I hung it on the electric pole and grounded it to the ground running down the pole. Does anyone know if this is a bad idea?
I’ve read that you don’t really want to use the ground on something like a electric pole because of the risk of a lightning strike traveling down the line and zapping your charger (I think that’s what happens).
Besides that, I had a small cheap charger that I used a T-post in the fence line as a ground and after a storm it quit working, and the only thing I could figure out was that it got taken out with a lightning strike somewhere down the fence line (which could have been a mile away).
So, since I have some more expensive Stafix energizers now, I make sure to use a proper ground, which can be as simple as a 4-5′ piece of pipe driven into the ground.

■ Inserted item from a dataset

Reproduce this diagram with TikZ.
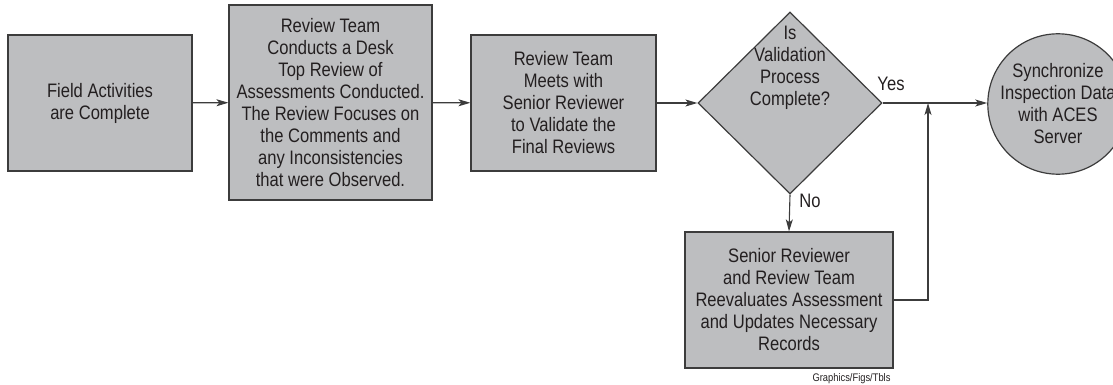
\documentclass[tikz,border=0pt]{standalone}
\usepackage{fontspec}
\setmainfont{Liberation Sans}[FakeStretch=0.85]
\usetikzlibrary{shapes.geometric,arrows.meta}

\definecolor{boxfill}{HTML}{BDBEC0}
\definecolor{edge}{HTML}{3C3C3C}
\definecolor{ink}{HTML}{231F20}

\tikzset{
  every node/.style={text=ink, font=\fontsize{19.5}{22}\selectfont, align=center},
  stepbox/.style={rectangle, draw=edge, fill=boxfill, line width=1.2pt, inner sep=0pt},
  decision/.style={diamond, draw=edge, fill=boxfill, line width=1.2pt, inner sep=0pt,
                   minimum width=184pt, minimum height=182pt},
  terminal/.style={circle, draw=edge, fill=boxfill, line width=1.2pt, inner sep=0pt,
                   minimum size=140pt},
  flow/.style={draw=edge, line width=1.1pt, -{Stealth[length=12pt,width=7pt,inset=3pt]}},
  note/.style={font=\fontsize{11}{12}\selectfont}
}

\begin{document}
\begin{tikzpicture}[x=1pt, y=-1pt]
  \useasboundingbox (0,0) rectangle (1113,385);
  \clip (0,0) rectangle (1113,385);

  % process steps
  \node[stepbox, minimum width=184pt, minimum height=136pt] (field) at (100,103)
    {Field Activities\\are Complete};
  \node[stepbox, minimum width=203pt, minimum height=195pt] (desk) at (330.5,102.5)
    {Review Team\\Conducts a Desk\\Top Review of\\Assessments Conducted.\\The Review Focuses on\\the Comments and\\any Inconsistencies\\that were Observed.};
  \node[stepbox, minimum width=185pt, minimum height=136pt] (meet) at (563.5,103)
    {Review Team\\Meets with\\Senior Reviewer\\to Validate the\\Final Reviews};

  % decision
  \node[decision] (check) at (790,103) {};
  \node (checktext) at (790,68) {Is\\Validation\\Process\\Complete?};

  % rework step
  \node[stepbox, minimum width=208pt, minimum height=136pt] (rework) at (789,300)
    {Senior Reviewer\\and Review Team\\Reevaluates Assessment\\and Updates Necessary\\Records};

  % final step
  \node[terminal] (sync) at (1058,104)
    {Synchronize\\Inspection Data\\with ACES\\Server};

  % connectors
  \coordinate (join) at (928,103);
  \draw[flow] (field) -- (desk);
  \draw[flow] (desk) -- (meet);
  \draw[flow] (meet) -- (check);
  \draw[flow] (check.east) -- (sync.west |- check.east);
  \draw[flow] (check.south) -- (rework.north);
  \draw[flow] (rework.east) -| (join);

  % branch labels
  \node (yes) at (891,84) {Yes};
  \node (no) at (810,201) {No};

  % credit line
  \node[note, anchor=east] (credit) at (894,379) {Graphics/Figs/Tbls};
\end{tikzpicture}
\end{document}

I thought that may be the case. Thanks, Rich!
Grounding a solar charger to the T-post it’s mounted on is pretty common, no big drawbacks to speak of. Separate, elaborate grounds are always better, but they reduce the portability of the solar chargers, which are their main benefit. If the fence is gonna stay where it is, you’ll want a “plug-in” energizer eventually. They pack a lot more zap for the dollar.
For lightning protection some folks string a non-energized, grounded wire along the top of their fence. It’s grounded with rods every 300 to 600′. Theory being that lightning will strike that wire and ground itself and not the charged wires.
There’s good reasons to ground your fence
Thanks, guys! Thanks also for the link about lightning, Bruce. Powerful images. I don’t linger outside when lightning approaches. It has become one of my biggest fears after hearing one of our cows struck several years ago.
Hello, I’ve been enjoying your blog. I am just trying to switch over to electric fencing. How did this charger work out for your pigs?
Thanks, Lydia. I love the fencer, three years problem free, but I only use it in the green months for the cattle. I’m sure it would work well in the winter and for pigs, but I don’t have the experience to say for sure.